Building Backbone links
These are multicore fibre links between a central comms room to distributed cabinets.  The backbone fibre cable provides the physical link between the floor distributor and the building distributor. Backbone fibre cable is available in counts of 6-, 12-, 24-, 48-, 72- and 96- fibres. Each pair of 250 μm coated fibres is contained within a separate buffer tube. The cable jacket can be LSOH (low smoke, zero halogen rated), OFNP (plenum rated), or OFNR (riser rated). Easy to use colour coding enables easy installation and convenient fibre cable management.

Fibre patch panels
Fibre patch panels provide a convenient way to rearrange fibre cable connections and circuits. A simple patch panel is a metal frame containing bushings in which fiber optic cable connectors plug in on either side. One side of the panel is usually fixed, meaning that the fiber cables are not intended to be disconnected.

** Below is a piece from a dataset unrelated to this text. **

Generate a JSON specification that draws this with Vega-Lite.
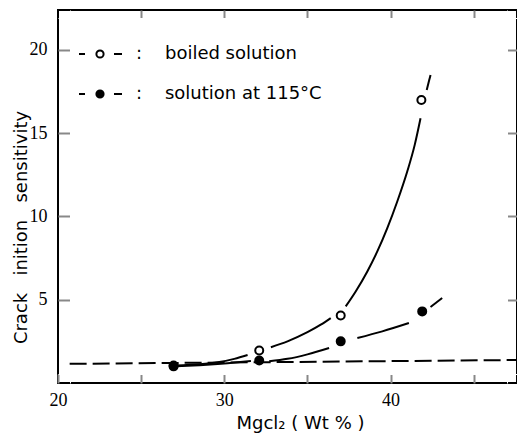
{
  "$schema": "https://vega.github.io/schema/vega-lite/v6.json",
  "width": 459,
  "height": 373,
  "autosize": {"type": "none"},
  "padding": {"left": 58, "top": 10, "right": 0, "bottom": 51},
  "background": "white",
  "config": {
    "view": {"stroke": "black", "strokeWidth": 2}
  },
  "datasets": {
    "base": [
      {"x": 20.7, "y": 1.15},
      {"x": 47.6, "y": 1.38}
    ],
    "curves": [
      {"series": "boiled", "seg": "b1", "x": 27.1, "y": 1.05},
      {"series": "boiled", "seg": "b1", "x": 28.5, "y": 1.12},
      {"series": "boiled", "seg": "b1", "x": 29.6, "y": 1.24},
      {"series": "boiled", "seg": "b1", "x": 30.6, "y": 1.45},
      {"series": "boiled", "seg": "b1", "x": 31.4, "y": 1.68},
      {"series": "boiled", "seg": "b2", "x": 32.8, "y": 2.15},
      {"series": "boiled", "seg": "b2", "x": 33.8, "y": 2.5},
      {"series": "boiled", "seg": "b2", "x": 35.0, "y": 3.05},
      {"series": "boiled", "seg": "b2", "x": 35.8, "y": 3.5},
      {"series": "boiled", "seg": "b2", "x": 36.4, "y": 3.9},
      {"series": "boiled", "seg": "b3", "x": 37.3, "y": 4.6},
      {"series": "boiled", "seg": "b3", "x": 37.9, "y": 5.5},
      {"series": "boiled", "seg": "b3", "x": 38.6, "y": 6.7},
      {"series": "boiled", "seg": "b3", "x": 39.2, "y": 7.9},
      {"series": "boiled", "seg": "b3", "x": 39.8, "y": 9.3},
      {"series": "boiled", "seg": "b3", "x": 40.4, "y": 10.9},
      {"series": "boiled", "seg": "b3", "x": 41.0, "y": 12.7},
      {"series": "boiled", "seg": "b3", "x": 41.45, "y": 14.3},
      {"series": "boiled", "seg": "b3", "x": 41.8, "y": 15.9},
      {"series": "boiled", "seg": "b4", "x": 42.17, "y": 17.6},
      {"series": "boiled", "seg": "b4", "x": 42.4, "y": 18.5},
      {"series": "hot", "seg": "h1", "x": 27.1, "y": 1.0},
      {"series": "hot", "seg": "h1", "x": 28.5, "y": 1.07},
      {"series": "hot", "seg": "h1", "x": 29.6, "y": 1.14},
      {"series": "hot", "seg": "h1", "x": 30.8, "y": 1.24},
      {"series": "hot", "seg": "h1", "x": 31.6, "y": 1.32},
      {"series": "hot", "seg": "h2", "x": 32.7, "y": 1.3},
      {"series": "hot", "seg": "h2", "x": 33.8, "y": 1.45},
      {"series": "hot", "seg": "h2", "x": 35.0, "y": 1.72},
      {"series": "hot", "seg": "h2", "x": 36.3, "y": 2.1},
      {"series": "hot", "seg": "h3", "x": 38.0, "y": 2.7},
      {"series": "hot", "seg": "h3", "x": 39.5, "y": 3.1},
      {"series": "hot", "seg": "h3", "x": 41.1, "y": 3.6},
      {"series": "hot", "seg": "h4", "x": 42.4, "y": 4.56},
      {"series": "hot", "seg": "h4", "x": 43.1, "y": 5.1}
    ],
    "points": [
      {"series": "boiled solution", "x": 26.95, "y": 1.05},
      {"series": "boiled solution", "x": 32.1, "y": 1.95},
      {"series": "boiled solution", "x": 37.0, "y": 4.05},
      {"series": "boiled solution", "x": 41.85, "y": 17.0},
      {"series": "solution at 115°C", "x": 26.95, "y": 1.0},
      {"series": "solution at 115°C", "x": 32.1, "y": 1.35},
      {"series": "solution at 115°C", "x": 37.0, "y": 2.5},
      {"series": "solution at 115°C", "x": 41.9, "y": 4.3}
    ]
  },
  "resolve": {"axis": {"x": "independent", "y": "independent"}},
  "layer": [
    {
      "data": {"name": "base"},
      "mark": {"type": "line", "color": "black", "strokeWidth": 2, "strokeDash": [17, 6], "clip": true},
      "encoding": {
        "x": {
          "field": "x", "type": "quantitative",
          "scale": {"domain": [20, 47.6], "nice": false, "zero": false},
          "axis": {
            "orient": "bottom",
            "offset": -9,
            "values": [20, 25, 30, 35, 40, 45],
            "domainColor": "white",
            "gridOpacity": 0,
            "tickWidth": 2,
            "tickSize": 9,
            "labelFont": "Liberation Sans Narrow", "labelFontSize": 18, "labelColor": "black", "labelFlush": false,
            "labelExpr": "datum.value % 10 === 0 ? datum.label : ''",
            "labelPadding": 8,
            "labelBaseline": "top",
            "title": "Mgcl₂ ( Wt % )",
            "titleFont": "DejaVu Sans", "titleFontSize": 18, "titleFontWeight": "normal", "titleColor": "black",
            "titleX": 242,
            "titleY": 54,
            "titleBaseline": "alphabetic"
          }
        },
        "y": {
          "field": "y", "type": "quantitative",
          "scale": {"domain": [0, 22.4], "nice": false, "zero": false},
          "axis": {
            "orient": "left",
            "offset": -12,
            "values": [5, 10, 15, 20],
            "domainColor": "white",
            "gridOpacity": 0,
            "tickWidth": 2,
            "tickSize": 12,
            "labelFont": "Liberation Sans Narrow", "labelFontSize": 18, "labelColor": "black", "labelFlush": false,
            "labelPadding": 11,
            "title": "Crack\u00a0\u00a0\u00a0inition\u00a0\u00a0\u00a0sensitivity",
            "titleFont": "DejaVu Sans", "titleFontSize": 18, "titleFontWeight": "normal", "titleColor": "black",
            "titleX": -44,
            "titleY": 217,
            "titleAngle": -90,
            "titleAlign": "center",
            "titleBaseline": "alphabetic"
          }
        }
      }
    },
    {
      "data": {"name": "curves"},
      "mark": {"type": "line", "color": "black", "strokeWidth": 2, "interpolate": "monotone", "clip": true},
      "encoding": {
        "x": {
          "field": "x", "type": "quantitative",
          "axis": {"orient": "top", "offset": -8, "values": [25, 30, 35, 40, 45], "labels": false, "domainColor": "white", "gridOpacity": 0, "tickWidth": 2, "tickSize": 8, "title": null}
        },
        "y": {
          "field": "y", "type": "quantitative",
          "axis": {"orient": "right", "offset": -10, "values": [5, 10, 15, 20], "labels": false, "domainColor": "white", "gridOpacity": 0, "tickWidth": 2, "tickSize": 10, "title": null}
        },
        "detail": {"field": "seg"}
      }
    },
    {
      "data": {"name": "points"},
      "mark": {"type": "point", "shape": "circle", "filled": true, "size": 64, "stroke": "black", "strokeWidth": 2, "opacity": 1},
      "encoding": {
        "x": {"field": "x", "type": "quantitative", "axis": null},
        "y": {"field": "y", "type": "quantitative", "axis": null},
        "fill": {
          "field": "series", "type": "nominal",
          "scale": {"domain": ["boiled solution", "solution at 115°C"], "range": ["white", "black"]},
          "legend": {
            "orient": "none",
            "legendX": 33,
            "legendY": 35,
            "title": null,
            "padding": 0,
            "symbolType": "M-5.25,0L-3.75,0M3.5,0L5.5,0M0.9,0A0.9,0.9,0,1,1,-0.9,0A0.9,0.9,0,1,1,0.9,0Z",
            "symbolSize": 64,
            "symbolStrokeColor": "black",
            "symbolStrokeWidth": 2,
            "symbolOpacity": 1,
            "labelFont": "DejaVu Sans",
            "labelFontSize": 18,
            "labelColor": "black",
            "labelOffset": 27,
            "labelLimit": 0,
            "rowPadding": 22,
            "labelExpr": "':\u00a0\u00a0\u00a0\u00a0' + datum.label"
          }
        }
      }
    }
  ]
}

On the other side of the panel, fiber cables can be connected and disconnected to arrange the circuits as required.

Fibre containment systems
This is a fully enclosed system which protects the fibre from dirt and dust, the duct is strong enough to protect cables against the most rigorous of conditions. The easy access cover allows fibre optic cables to be installed or removed at any time without the need to disconnect the whole system.

Testing
Testing is carried out with an OTDR (Optical Time Domain Reflectometer). This is a test instrument that analyses the light loss in an optical fibre. Used to find faults, splices and bends in the line, it works by sending out a light pulse and measuring its reflection. Such devices can measure fibre lines that are longer than 150 miles.